By Ron Phillips
Originally published in the Austin-Healey Magazine, March 1988
Probably the toughest proposition in all restoration efforts is trying to reassemble a set of tools to match the vintage of your car. Most parts manuals just don't supply pictures of each item. Wouldn't it be nice if they showed a detailed picture of each part change that reflected the variable nature of suppliers and supersessions? The only exception is the basic drawing of the standard set of tools is the BJ8 Parts List. But even here, they don't show us exactly every change. So, with this treatise on tools, the best I can do is to note that changes exist and hope that the really avid collector will locate enough bits to makeup an original set to match his or her car.
Only the brave should venture into this subject. If you do, the following chart will help. For those who couldn't care less, please don't think I'm crazy. For if the truth be known, the tools carried in the six cylinder cars were minimal, generally of poor quality, and no substitute for a good mechanic's tool set. Those kits of the "100" were much more complete, but still inferior in quality. One would have to be somewhat crazy to actually use some of the tools, rather than a modern counterpart. But in an emergency? Well, after all, that's why they were supplied with the cars in the first place. So good luck to those of you who wish to take up the challenge.
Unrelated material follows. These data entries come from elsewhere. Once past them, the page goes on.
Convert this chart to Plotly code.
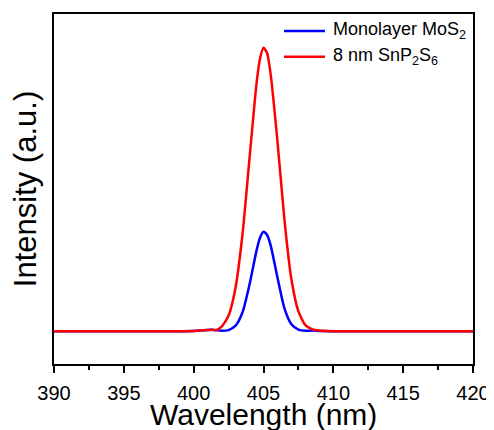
import plotly.graph_objects as go

# Wavelength (nm)
wavelength = [390, 395, 399, 400, 400.5, 401, 401.3, 401.6, 402, 402.5, 403, 403.5, 404, 404.5, 404.75,
              405, 405.25, 405.5, 406, 406.5, 407, 407.5, 408, 408.5, 409, 410, 415, 420]
# Monolayer MoS2 (arb. units)
mos2 = [0, 0, 0, 0.2, 0.6, 1.2, 1.4, 1.0, 0.5, 1.1, 5.5, 19, 47, 81, 94,
        100, 97, 87, 54, 23, 7, 1.6, 0.4, 0.6, 0.2, 0, 0, 0]
# 8 nm SnP2S6 (arb. units)
snp2s6 = [0, 0, 0, 0.2, 0.6, 1.2, 1.4, 1.0, 4.5, 15.8, 44, 98, 174, 249, 274,
          285, 280, 260, 191, 112, 52, 20, 6, 1.8, 0.6, 0, 0, 0]

x_ticks = [390, 395, 400, 405, 410, 415, 420]
series_names = ["Monolayer MoS<sub>2</sub>", "8 nm SnP<sub>2</sub>S<sub>6</sub>"]
series_colors = ["#0000ff", "#ff0000"]

fig = go.Figure()
for yvals, name, color in zip([mos2, snp2s6], series_names, series_colors):
    fig.add_trace(go.Scatter(x=wavelength, y=yvals, mode="lines", name=name, showlegend=False,
                             line=dict(color=color, width=2.5, shape="spline", smoothing=0.6)))

# manual legend (paper coordinates)
legend_y = [0.9517, 0.8778]
for name, color, ly in zip(series_names, series_colors, legend_y):
    fig.add_shape(type="line", xref="paper", yref="paper", x0=0.549, x1=0.6468, y0=ly, y1=ly,
                  line=dict(color=color, width=2.5))
    fig.add_annotation(xref="paper", yref="paper", x=0.661, y=ly, text=name, showarrow=False,
                       xanchor="left", yanchor="middle", font=dict(size=18, color="black"))

# x-axis title as annotation so it can sit at the very bottom like the reference
fig.add_annotation(xref="paper", yref="paper", x=0.5, y=-0.145, text="Wavelength (nm)",
                   showarrow=False, xanchor="center", yanchor="middle",
                   font=dict(size=30, color="black"))

fig.update_layout(
    width=486, height=422,
    margin=dict(l=46, r=21, t=4, b=66),
    paper_bgcolor="white", plot_bgcolor="white",
    font=dict(family="Liberation Sans, Arial, sans-serif", color="black"),
    showlegend=False,
    xaxis=dict(range=[390, 420], tickvals=x_ticks, ticks="outside", ticklen=7, tickwidth=1.5,
               tickcolor="black", showline=True, linecolor="black", linewidth=2, mirror=True,
               showgrid=False, zeroline=False, tickfont=dict(size=20), ticklabelstandoff=3,
               minor=dict(dtick=2.5, tick0=390, ticks="outside", ticklen=4, tickwidth=1.5,
                          tickcolor="black", showgrid=False)),
    yaxis=dict(range=[-33, 319], showticklabels=False, ticks="", showline=True, linecolor="black",
               linewidth=2, mirror=True, showgrid=False, zeroline=False,
               title=dict(text="Intensity (a.u.)", font=dict(size=31), standoff=8)),
)

fig.write_html("out.html")
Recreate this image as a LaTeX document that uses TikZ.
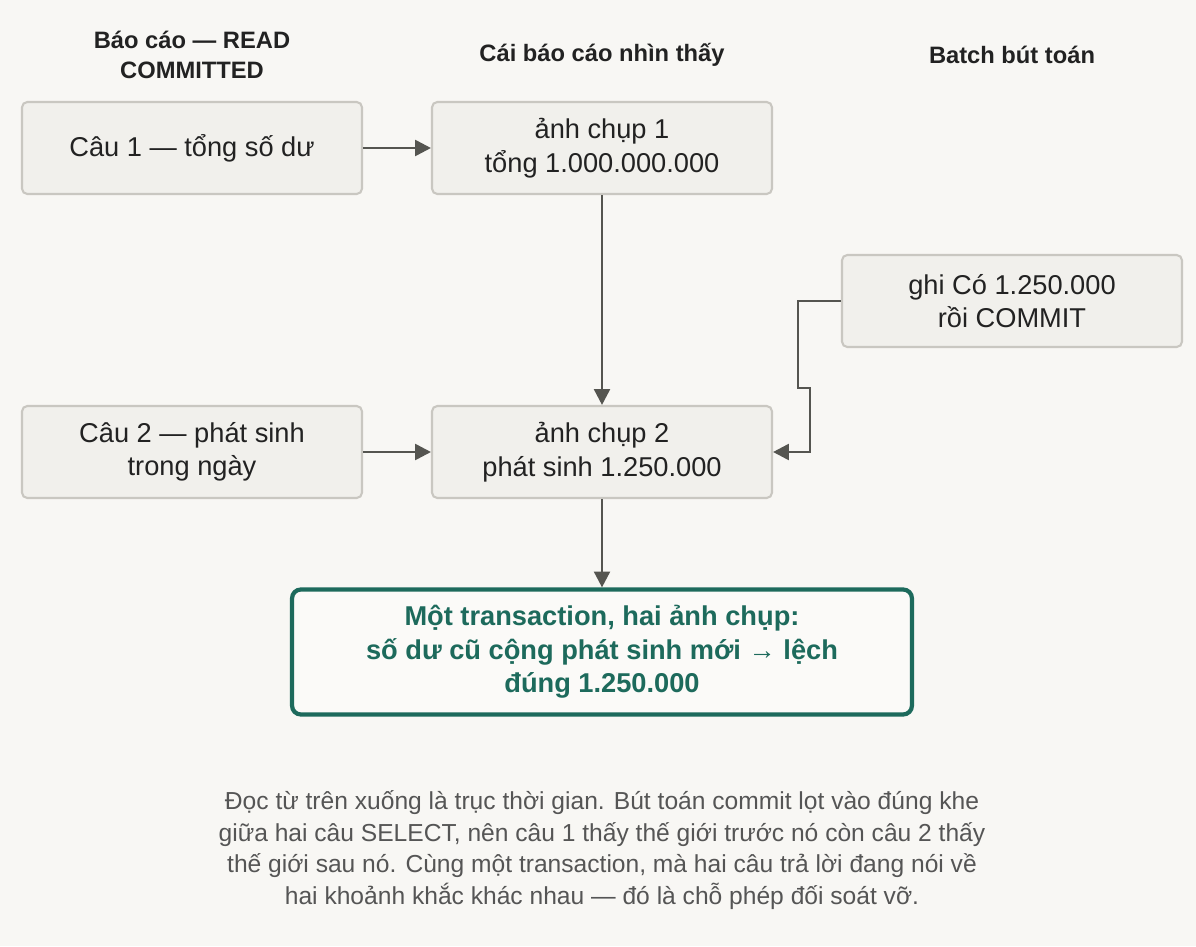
\documentclass[tikz,border=0pt]{standalone}
\usepackage{fontspec}
\setmainfont{Liberation Sans}
\usepackage{xcolor}
\definecolor{paper}{HTML}{F8F7F4}
\definecolor{boxfill}{HTML}{F1F0EC}
\definecolor{boxline}{HTML}{C9C7C1}
\definecolor{ink}{HTML}{222222}
\definecolor{wire}{HTML}{555550}
\definecolor{teal}{HTML}{1D6A5C}
\definecolor{note}{HTML}{555555}
\usetikzlibrary{arrows.meta,positioning}

\tikzset{
  stage/.style={draw=boxline, line width=1.2pt, fill=boxfill, rounded corners=3pt,
    minimum width=6.8cm, minimum height=1.84cm, align=center, text=ink,
    font=\fontsize{15.5}{19}\selectfont},
  head/.style={font=\bfseries\fontsize{13.5}{17}\selectfont, align=center, text=ink},
  flow/.style={draw=wire, line width=1.5pt, -{Triangle[length=9pt,width=9pt]}},
}

\begin{document}
\begin{tikzpicture}[x=0.02cm, y=-0.02cm]
  \useasboundingbox[fill=paper] (0,0) rectangle (1196,946);

  % Headers
  \node[head] (h1) at (192,55) {Báo cáo — READ\\COMMITTED};
  \node[head] (h2) at (602,55) {Cái báo cáo nhìn thấy};
  \node[head] (h3) at (1012,55) {Batch bút toán};

  % Steps
  \node[stage] (q1) at (192,148) {Câu 1 — tổng số dư};
  \node[stage] (s1) at (602,148) {ảnh chụp 1\\tổng 1.000.000.000};
  \node[stage] (bt) at (1012,301) {ghi Có 1.250.000\\rồi COMMIT};
  \node[stage] (q2) at (192,452) {Câu 2 — phát sinh\\trong ngày};
  \node[stage] (s2) at (602,452) {ảnh chụp 2\\phát sinh 1.250.000};

  % Result
  \node[draw=teal, line width=2.4pt, fill=paper!60!white, rounded corners=5pt,
    minimum width=12.4cm, minimum height=2.5cm, align=center, text=teal,
    font=\bfseries\fontsize{15.5}{19}\selectfont] (res) at (602,652)
    {Một transaction, hai ảnh chụp:\\số dư cũ cộng phát sinh mới → lệch\\đúng 1.250.000};

  % Connectors
  \draw[flow] (q1) -- (s1);
  \draw[flow] (q2) -- (s2);
  \draw[flow] (s1) -- (s2);
  \draw[flow] (s2) -- (res);
  \draw[flow] (bt.west) -- ++(-43,0) -- ++(0,87) -- ++(12,0) |- (s2.east);

  % Caption
  \node[text=note, align=center, font=\fontsize{14}{18}\selectfont] (cap) at (602,850)
    {Đọc từ trên xuống là trục thời gian. Bút toán commit lọt vào đúng khe\\
     giữa hai câu SELECT, nên câu 1 thấy thế giới trước nó còn câu 2 thấy\\
     thế giới sau nó. Cùng một transaction, mà hai câu trả lời đang nói về\\
     hai khoảnh khắc khác nhau — đó là chỗ phép đối soát vỡ.};
\end{tikzpicture}
\end{document}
Parts Lists ready? Here we go!
Notes on the Chart
Now that you have studied the charts, a few observations are in order. First, notice how the number of tools supplied diminishes greatly, the newer the car. Ah yes, bring back the good old days of value received. But in America in 1953, where would you get a set of wrenches (spanners) for the ''100''? After all, the specification noted is Whitworth, not S.A.E.!
Once S.A.E. specifications were introduced with the 100-6, fewer unique tools were needed. Now the local gas station could service your Healey. Well, almost. And the common de-coke (valve job to clean out the carbon) for the "100" passed on as did the Valve Grinding-in Tool with the advent of the Morris Six, a much more modern power plant.
From the chart, you can see one of the most puzzling, changeable items was the jack. You would think that in all those changes there would be some improvement in design and utility. Well, the design did change a lot, but the utility remained poor to the end. Anyone for a good scissors jack?
Be sure to read the footnotes for applicability. C or (C) stands for Chassis, the Austin Tag Number, not the Jensen Body Number. C.E. stands for both Chassis and Engine number on the later"100"s. W.S.E. means "when stock ends".
Finally, you may think there are a couple of typographical errors in the chart. They were taken, intact, from each parts manual. Or were they errors? Now that's the stuff to fuel a debate. Good hunting.